EXERCISE DETAILS
Extract only the first line of the listing and every line after it up to and including the one with "const BLUE = '#0000CD';". Omit the pictures.

GIVEN INFORMATION
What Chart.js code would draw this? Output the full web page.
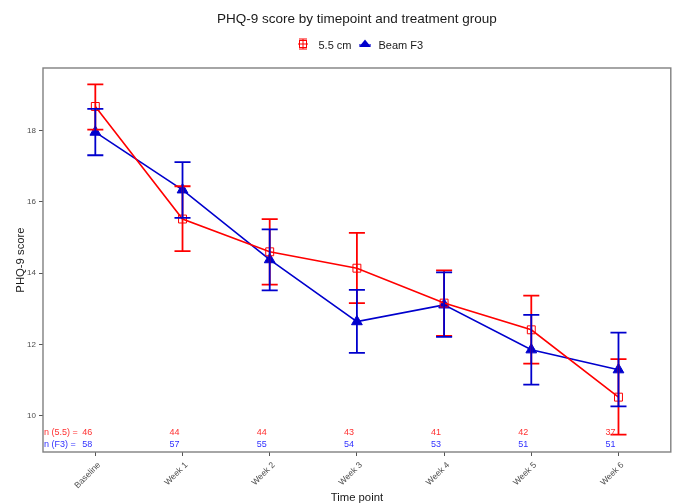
<!DOCTYPE html>
<html><head><meta charset="utf-8">
<script src="https://cdn.jsdelivr.net/npm/chart.js@4.4.1/dist/chart.umd.min.js"></script>
<style>html,body{margin:0;padding:0;background:#fff}#wrap{width:678px;height:503px}</style>
</head><body><div id="wrap"><canvas id="c" width="678" height="503"></canvas></div>
<script>
const timepoints = ['Baseline', 'Week 1', 'Week 2', 'Week 3', 'Week 4', 'Week 5', 'Week 6'];
const yTicks = [10, 12, 14, 16, 18];

const mean55  = [18.68, 15.52, 14.60, 14.14, 13.16, 12.41, 10.52];
const upper55 = [19.30, 16.44, 15.52, 15.13, 14.08, 13.37, 11.59];
const lower55 = [18.03, 14.62, 13.68, 13.16, 12.24, 11.46, 9.47];

const meanF3  = [17.96, 16.34, 14.38, 12.64, 13.11, 11.85, 11.29];
const upperF3 = [18.61, 17.12, 15.23, 13.53, 14.02, 12.83, 12.33];
const lowerF3 = [17.31, 15.55, 13.52, 11.76, 12.21, 10.87, 10.26];

const n55 = [46, 44, 44, 43, 41, 42, 37];
const nF3 = [58, 57, 55, 54, 53, 51, 51];

const FONT = '"Liberation Sans", Arial, sans-serif';
const RED = '#FF0000';
const BLUE = '#0000CD';

const decor = {
  id: 'decor',
  afterDatasetsDraw(chart) {
    const { ctx, scales: { x, y } } = chart;
    function bars(lo, hi, color) {
      ctx.save();
      ctx.strokeStyle = color;
      ctx.lineWidth = 1.8;
      lo.forEach((l, i) => {
        const h = hi[i];
        const px = x.getPixelForValue(i);
        const hw = x.getPixelForValue(i + 0.092) - px;
        const pl = y.getPixelForValue(l), ph = y.getPixelForValue(h);
        ctx.beginPath();
        ctx.moveTo(px, pl); ctx.lineTo(px, ph);
        ctx.moveTo(px - hw, pl); ctx.lineTo(px + hw, pl);
        ctx.moveTo(px - hw, ph); ctx.lineTo(px + hw, ph);
        ctx.stroke();
      });
      ctx.restore();
    }
    bars(lower55, upper55, RED);
    bars(lowerF3, upperF3, BLUE);

    // n labels
    ctx.save();
    ctx.font = '9px ' + FONT;
    ctx.textBaseline = 'middle';
    const yR = y.getPixelForValue(9.53), yB = y.getPixelForValue(9.20);
    ctx.textAlign = 'left';
    ctx.fillStyle = '#FF3030';
    ctx.fillText('n (5.5) =', chart.chartArea.left + 1, yR);
    ctx.fillStyle = '#3030FF';
    ctx.fillText('n (F3) =', chart.chartArea.left + 1, yB);
    ctx.textAlign = 'right';
    n55.forEach((n, i) => {
      ctx.fillStyle = '#FF3030';
      ctx.fillText(String(n), x.getPixelForValue(i) - 3, yR);
    });
    nF3.forEach((n, i) => {
      ctx.fillStyle = '#3030FF';
      ctx.fillText(String(n), x.getPixelForValue(i) - 3, yB);
    });
    ctx.restore();
  },
  afterDraw(chart) {
    const { ctx, chartArea: a } = chart;
    ctx.save();
    // panel border
    ctx.strokeStyle = '#808080';
    ctx.lineWidth = 1.4;
    ctx.strokeRect(a.left, a.top, a.right - a.left, a.bottom - a.top);

    const cx = (a.left + a.right) / 2;
    // title
    ctx.fillStyle = '#1a1a1a';
    ctx.textAlign = 'center';
    ctx.textBaseline = 'alphabetic';
    ctx.font = '13.5px ' + FONT;
    ctx.fillText('PHQ-9 score by timepoint and treatment group', cx, 23);

    // legend
    ctx.font = '11px ' + FONT;
    ctx.textAlign = 'left';
    const ly = 45;
    // red icon
    const rx = 303;
    ctx.strokeStyle = RED; ctx.lineWidth = 1;
    ctx.beginPath();
    ctx.moveTo(rx - 5, ly - 1); ctx.lineTo(rx + 5, ly - 1);
    ctx.moveTo(rx, ly - 6); ctx.lineTo(rx, ly + 4);
    ctx.moveTo(rx - 4, ly - 6); ctx.lineTo(rx + 4, ly - 6);
    ctx.moveTo(rx - 4, ly + 4); ctx.lineTo(rx + 4, ly + 4);
    ctx.stroke();
    ctx.strokeRect(rx - 3.5, ly - 4.5, 7, 7);
    ctx.fillStyle = '#1a1a1a';
    ctx.fillText('5.5 cm', 318.5, 49);
    // blue icon
    const bx = 365;
    ctx.strokeStyle = BLUE; ctx.lineWidth = 1.2;
    ctx.beginPath(); ctx.moveTo(bx - 6, ly); ctx.lineTo(bx + 6, ly); ctx.stroke();
    ctx.fillStyle = BLUE;
    ctx.beginPath();
    ctx.moveTo(bx, ly - 5.5); ctx.lineTo(bx + 6, ly + 2); ctx.lineTo(bx - 6, ly + 2); ctx.closePath();
    ctx.fill();
    ctx.fillStyle = '#1a1a1a';
    ctx.fillText('Beam F3', 378.5, 49);

    // axis titles
    ctx.font = '11.3px ' + FONT;
    ctx.textAlign = 'center';
    ctx.fillText('Time point', cx, 500.5);
    ctx.translate(24, (a.top + a.bottom) / 2);
    ctx.rotate(-Math.PI / 2);
    ctx.fillText('PHQ-9 score', 0, 0);
    ctx.restore();
  }
};

new Chart(document.getElementById('c'), {
  type: 'line',
  data: {
    datasets: [
      {
        label: '5.5 cm',
        data: mean55.map((v, i) => ({ x: i, y: v })),
        borderColor: RED, borderWidth: 1.6,
        pointStyle: 'rect', pointRadius: 5.6,
        pointBorderColor: RED, pointBackgroundColor: 'rgba(0,0,0,0)', pointBorderWidth: 1,
        tension: 0
      },
      {
        label: 'Beam F3',
        data: meanF3.map((v, i) => ({ x: i, y: v })),
        borderColor: BLUE, borderWidth: 1.6,
        pointStyle: 'triangle', pointRadius: 6.2,
        pointBorderColor: BLUE, pointBackgroundColor: BLUE, pointBorderWidth: 1,
        tension: 0
      }
    ]
  },
  options: {
    responsive: false, animation: false, devicePixelRatio: 1,
    layout: { padding: { top: 68, right: 5, bottom: 0, left: 0 } },
    plugins: { legend: { display: false }, title: { display: false }, tooltip: { enabled: false } },
    scales: {
      x: {
        type: 'linear', min: -0.6, max: 6.6,
        afterBuildTicks: s => { s.ticks = timepoints.map((_, i) => ({ value: i })); },
        afterFit: s => { s.height = 51; },
        ticks: {
          callback: (v) => timepoints[v],
          minRotation: 45, maxRotation: 45, autoSkip: false,
          font: { family: FONT, size: 8.6 }, color: '#4D4D4D', padding: 4, labelOffset: 4
        },
        grid: { drawOnChartArea: false, drawTicks: true, tickLength: 4, color: '#555' },
        border: { display: false }
      },
      y: {
        min: 8.98, max: 19.76,
        afterBuildTicks: s => { s.ticks = yTicks.map(v => ({ value: v })); },
        afterFit: s => { s.width = 43; },
        ticks: { font: { family: FONT, size: 8 }, color: '#4D4D4D', padding: 3 },
        grid: { drawOnChartArea: false, drawTicks: true, tickLength: 4, color: '#555' },
        border: { display: false }
      }
    }
  },
  plugins: [decor]
});
</script>
</body></html>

SOLVED EXERCISE
What Chart.js code would draw this? Output the full web page.
<!DOCTYPE html>
<html><head><meta charset="utf-8">
<script src="https://cdn.jsdelivr.net/npm/chart.js@4.4.1/dist/chart.umd.min.js"></script>
<style>html,body{margin:0;padding:0;background:#fff}#wrap{width:678px;height:503px}</style>
</head><body><div id="wrap"><canvas id="c" width="678" height="503"></canvas></div>
<script>
const timepoints = ['Baseline', 'Week 1', 'Week 2', 'Week 3', 'Week 4', 'Week 5', 'Week 6'];
const yTicks = [10, 12, 14, 16, 18];

const mean55  = [18.68, 15.52, 14.60, 14.14, 13.16, 12.41, 10.52];
const upper55 = [19.30, 16.44, 15.52, 15.13, 14.08, 13.37, 11.59];
const lower55 = [18.03, 14.62, 13.68, 13.16, 12.24, 11.46, 9.47];

const meanF3  = [17.96, 16.34, 14.38, 12.64, 13.11, 11.85, 11.29];
const upperF3 = [18.61, 17.12, 15.23, 13.53, 14.02, 12.83, 12.33];
const lowerF3 = [17.31, 15.55, 13.52, 11.76, 12.21, 10.87, 10.26];

const n55 = [46, 44, 44, 43, 41, 42, 37];
const nF3 = [58, 57, 55, 54, 53, 51, 51];

const FONT = '"Liberation Sans", Arial, sans-serif';
const RED = '#FF0000';
const BLUE = '#0000CD';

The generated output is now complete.